Second, God’s absolute blessedness is the object of his love and knowledge, and his knowledge and love are absolute and in the highest, sum-total measure. He realizes that his being and nature is absolutely complete and whole and therefore totally and absolutely blessed. He knows that he is pure and infinite blessedness. And since he is absolute and perfect love, then he loves his being and essence. This self-knowledge and self-love means he exists in a state of total blessedness.
Therefore, third, he delights in himself in an absolute sense. “God is his own blessedness. Blessedness and God are the same. By means of his intellect he is fully conscious of his own perfection, and by means of his will he supremely loves it, i.e., he regards it with calm delight; and from this delight inward joy springs forth: the joy with which God delights in himself as the highest good” (Bavinck, Doctrine, 248).
God is not a narcissist or self-absorbed, but let’s use logic. God is perfectly loving and knowing, and he sees this in himself, along with all his other attributes, so he takes calm delight in them and himself. How could he not?

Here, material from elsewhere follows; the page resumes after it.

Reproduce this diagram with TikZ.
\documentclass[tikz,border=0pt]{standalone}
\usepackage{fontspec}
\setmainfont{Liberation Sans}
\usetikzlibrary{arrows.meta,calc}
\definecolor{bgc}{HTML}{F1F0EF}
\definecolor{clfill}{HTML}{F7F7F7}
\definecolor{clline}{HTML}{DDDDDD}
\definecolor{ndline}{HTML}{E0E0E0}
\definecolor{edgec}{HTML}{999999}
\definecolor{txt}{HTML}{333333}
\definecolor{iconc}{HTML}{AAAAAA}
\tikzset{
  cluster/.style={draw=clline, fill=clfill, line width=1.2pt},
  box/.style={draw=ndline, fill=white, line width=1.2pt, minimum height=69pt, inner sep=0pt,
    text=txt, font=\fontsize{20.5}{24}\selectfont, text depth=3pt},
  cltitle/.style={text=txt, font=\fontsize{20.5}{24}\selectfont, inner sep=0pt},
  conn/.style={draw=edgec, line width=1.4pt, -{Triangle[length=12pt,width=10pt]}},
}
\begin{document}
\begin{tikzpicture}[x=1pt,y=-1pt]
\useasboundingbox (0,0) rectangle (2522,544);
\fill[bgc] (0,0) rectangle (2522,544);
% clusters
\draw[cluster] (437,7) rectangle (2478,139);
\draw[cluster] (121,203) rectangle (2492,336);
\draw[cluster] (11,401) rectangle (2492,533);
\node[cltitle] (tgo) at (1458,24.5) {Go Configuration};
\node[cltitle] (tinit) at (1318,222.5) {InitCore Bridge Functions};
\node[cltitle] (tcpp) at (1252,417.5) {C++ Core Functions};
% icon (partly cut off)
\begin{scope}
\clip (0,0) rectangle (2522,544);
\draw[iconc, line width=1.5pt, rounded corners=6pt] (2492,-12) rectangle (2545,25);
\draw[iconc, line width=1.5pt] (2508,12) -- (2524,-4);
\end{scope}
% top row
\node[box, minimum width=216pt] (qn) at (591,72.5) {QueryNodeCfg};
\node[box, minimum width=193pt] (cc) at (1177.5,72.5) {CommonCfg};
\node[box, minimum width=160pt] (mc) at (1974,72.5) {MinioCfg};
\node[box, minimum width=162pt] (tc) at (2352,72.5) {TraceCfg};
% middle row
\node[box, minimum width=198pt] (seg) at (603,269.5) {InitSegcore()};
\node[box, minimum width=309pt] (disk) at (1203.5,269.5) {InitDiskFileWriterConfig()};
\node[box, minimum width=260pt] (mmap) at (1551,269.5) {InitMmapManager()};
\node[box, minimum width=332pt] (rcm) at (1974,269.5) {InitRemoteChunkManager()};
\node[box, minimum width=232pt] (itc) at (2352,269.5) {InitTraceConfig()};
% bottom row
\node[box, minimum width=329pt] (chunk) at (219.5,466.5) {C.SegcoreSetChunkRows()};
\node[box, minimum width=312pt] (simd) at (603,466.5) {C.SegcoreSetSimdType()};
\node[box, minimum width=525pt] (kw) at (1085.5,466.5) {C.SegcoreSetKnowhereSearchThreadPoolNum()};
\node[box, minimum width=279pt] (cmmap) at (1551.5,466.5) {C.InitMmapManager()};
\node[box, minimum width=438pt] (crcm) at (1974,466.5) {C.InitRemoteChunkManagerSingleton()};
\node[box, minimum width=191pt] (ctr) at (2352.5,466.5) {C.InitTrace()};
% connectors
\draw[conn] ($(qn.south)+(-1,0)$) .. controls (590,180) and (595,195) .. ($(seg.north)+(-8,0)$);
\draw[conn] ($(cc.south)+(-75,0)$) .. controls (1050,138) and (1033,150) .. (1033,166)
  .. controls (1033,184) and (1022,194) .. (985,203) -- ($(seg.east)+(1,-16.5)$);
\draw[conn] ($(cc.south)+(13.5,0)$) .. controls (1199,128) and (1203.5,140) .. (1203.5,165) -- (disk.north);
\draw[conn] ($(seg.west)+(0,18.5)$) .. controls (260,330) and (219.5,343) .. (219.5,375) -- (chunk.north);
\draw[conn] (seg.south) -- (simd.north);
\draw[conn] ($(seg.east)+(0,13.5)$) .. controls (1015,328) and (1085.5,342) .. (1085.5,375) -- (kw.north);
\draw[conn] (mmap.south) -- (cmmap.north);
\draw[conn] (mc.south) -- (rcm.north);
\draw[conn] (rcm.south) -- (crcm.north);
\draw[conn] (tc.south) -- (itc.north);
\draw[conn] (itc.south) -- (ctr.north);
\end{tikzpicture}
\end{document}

God’s attribute or perfection of blessedness means that he takes calm delight in all his being and excellencies and attributes and prompts him to bless his creation.
What do the Scriptures say?
I use the NIV here. If you would like to see the following verses in many translations and in their contexts, please go to biblegateway.com.
In this section, we focus on makarios. Here are the two verses that use it for God:
[T]hat conforms to the gospel concerning the glory of the blessed God, which he entrusted to me. (1 Tim. 1:11)
God, the blessed and only Ruler, the King of kings and Lord of lords,16 who alone is immortal and who lives in unapproachable light, whom no one has seen or can see. To him be honor and might forever. Amen. (1 Tim. 6:15b-16)
The latter passage reveals who God is—immortal, and lives in unapproachable light. We can approach the throne of grace boldly (Heb. 4:16), but it is by God’s grace, and we do not see God in his pure essence or his total splendor. No wonder he is blessed!
How do I come to know God better?
Nearly ever verse where bless or blessing is mentioned, it is about people. God communicates this attribute to us. We can be blessed and live in a state of blessedness. We don’t have to be narcissists, but we can consider ourselves complete and whole and blessed in Christ.
It starts with receiving God’s forgiveness:
Blessed [makarios] are those whose transgressions are forgiven, who sins are covered. Blessed [makarios] is the one whose sin the Lord will not count against them. (Rom. 4:7-8; Ps. 32:1-2)
When you receive God forgiveness you enter his kingdom. Now what? You are blessed.
In God’s upside-down kingdom, even the outcasts and misfits can be considered blessed—fortunate and happy. Here is the famous opening of the Sermon on the Mount, where the word makarios is used:
3 “Blessed are the poor in spirit,
for theirs is the kingdom of heaven.
4 Blessed are those who mourn,
for they will be comforted.
5 Blessed are the meek,
for they will inherit the earth.
6 Blessed are those who hunger and thirst for righteousness,
for they will be filled.
7 Blessed are the merciful,
for they will be shown mercy.
8 Blessed are the pure in heart,
for they will see God.
9 Blessed are the peacemakers,
for they will be called children of God.
10 Blessed are those who are persecuted because of righteousness,
for theirs is the kingdom of heaven.
11 “Blessed are you when people insult you, persecute you and falsely say all kinds of evil against you because of me. 12 Rejoice and be glad, because great is your reward in heaven, for in the same way they persecuted the prophets who were before you. (Matt. 5:3-11)
Not many people are meek, merciful, peacemakers, and pure in heart, but when God transforms them into being those things, they are blessed. They are happy and fortunate!
Best of all, when you go through persecution because of righteousness, the kingdom of heaven / God belongs to you.
When you know God better and his blessing on you, you can live better and a blessed life.